Poster for the first annual Berlin Jazz Festival in September 1964

King visited Berlin from September 12 to September 14, 1964. On September 13, he visited the Berlin Philharmonic, where he spoke at a memorial service for John F. Kennedy. He attended many other events and preached on both side of the Berlin Wall, as a detailed schedule here shows.

The first Berlin Jazz Festival did not begin until 10 days after King left the city, on September 24. Though King did not speak at the Festival itself, as was once assumed, his remarks about jazz were printed in the Festival program.

And what a Festival it must have been. The lineup included the likes of Miles Davis and his Quintet, Dave Brubeck, and Sister Rosetta Tharpe!

While the outstanding roster of musicians at the Festival would have impressed Berliners, King wanted to impress upon audiences there that jazz has potential as a powerful political tool.

Read his full program note below:

God has wrought many things out of oppression. He has endowed his creatures with the capacity to create—and from this capacity has flowed the sweet songs of sorrow and joy that have allowed man to cope with his environment and many different situations.
Jazz speaks for life. The Blues tell the story of life’s difficulties, and if you think for a moment, you will realize that they take the hardest realities of life and put them into music, only to come out with some new hope or sense of triumph.
This is triumphant music.
Modern jazz has continued in this tradition, singing the songs of a more complicated urban existence. When life itself offers no order and meaning, the musician creates an order and meaning from the sounds of the earth which flow through his instrument.
It is no wonder that so much of the search for identity among American Negroes was championed by Jazz musicians. Long before the modern essayists and scholars wrote of racial identity as a problem for a multiracial world, musicians were returning to their roots to affirm that which was stirring within their souls.
Much of the power of our Freedom Movement in the United States has come from this music. It has strengthened us with its sweet rhythms when courage began to fail. It has calmed us with its rich harmonies when spirits were down.
And now, Jazz is exported to the world. For in the particular struggle of the Negro in America there is something akin to the universal struggle of modern man. Everybody has the Blues. Everybody longs for meaning. Everybody needs to love and be loved. Everybody needs to clap hands and be happy. Everybody longs for faith.
In music, especially this broad category called Jazz, there is a stepping stone towards all of these.
— Martin Luther King, Jr.

King notes that jazz was an important part of the “Freedom Movement.” Of course, there’s a lot of music directly inspired by King and his legacy. One of the most poignant tributes to King is by musician and activist Nina Simone. Her song “Why? (The King of Love is Dead)” appeared on her album “Nuff Said!”, much of which was recorded from a live concert that took place on April 7, 1968, just three days after King was assassinated. In “Why?” Simone poses painful questions that perhaps we should continue to ask ourselves: “Will my country fall, stand or fall? Is it too late for us all? And did Martin Luther King just die in vain?”

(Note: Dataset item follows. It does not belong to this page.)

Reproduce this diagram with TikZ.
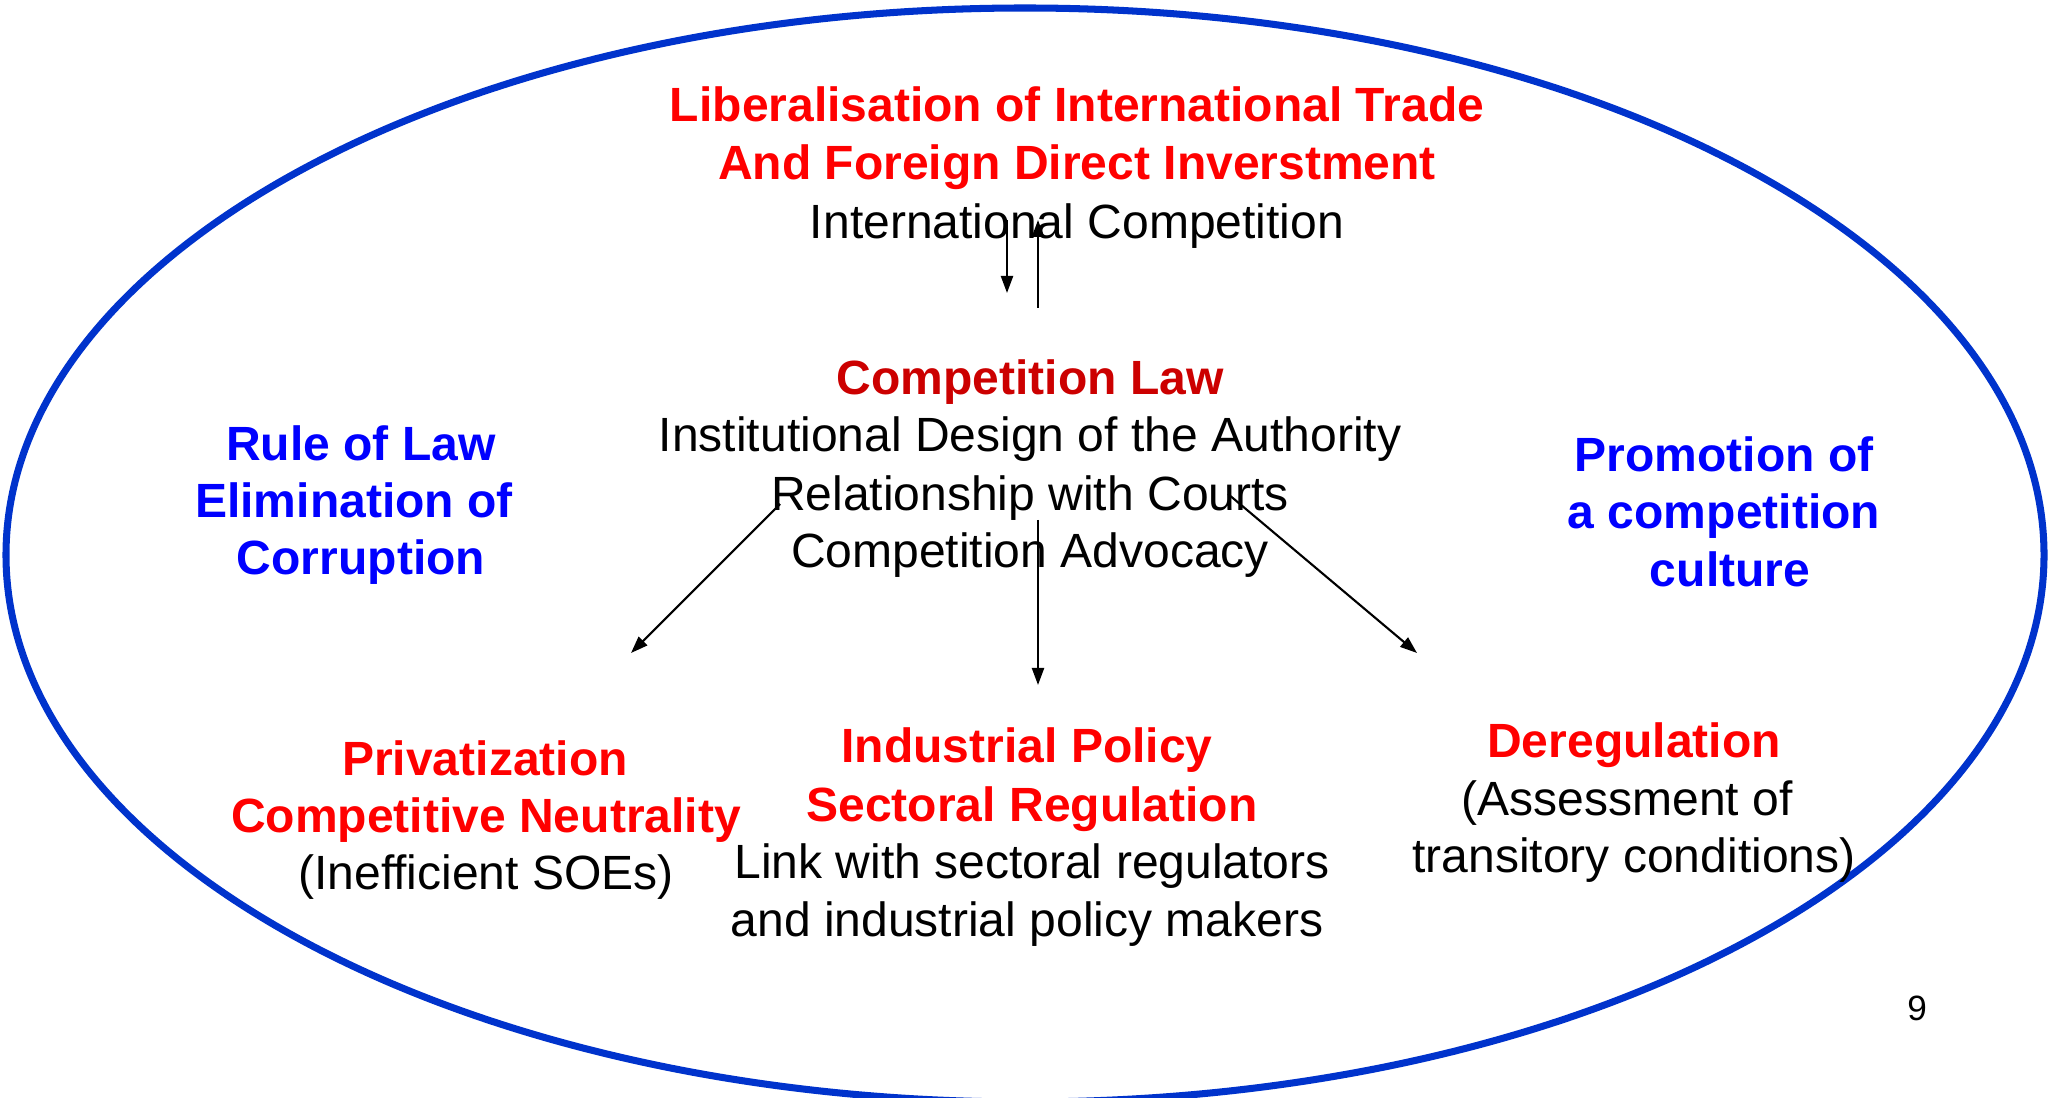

In contrast with Simone’s thoughtful ballad is Steve Wonder’s “Happy Birthday." Wonder, who like Simone was both a musician and activist, recorded a new version of “Happy Birthday” dedicated to King in 1981. In fact, one of the reasons we celebrate Martin Luther King, Jr. Day is because of Wonder’s musical homage to King. At the time he wrote the song, King did not have a day commemorating his life and legacy.

Stevie Wonder performed the song at the Rally for Peace on January 15, 1981 in on the National Mall in Washington D.C. and said:

“It’s fitting that we should gather here, for it was here that Martin Luther King inspired the entire nation and the world with his stirring words, his great vision both challenging and inspiring us with his great dream.

"People have asked, ‘Why Stevie Wonder, as an artist?’ Why should I be involved in this great cause? I’m Stevie Wonder the artist, yes, but I’m Steveland Morris, a man, a citizen of this country, and a human being.

“As an artist, my purpose is to communicate the message that can better improve the lives of all of us. I’d like to ask all of you just for one moment, if you will, to be silent and just to think and hear in your mind the voice of our Dr Martin Luther King.”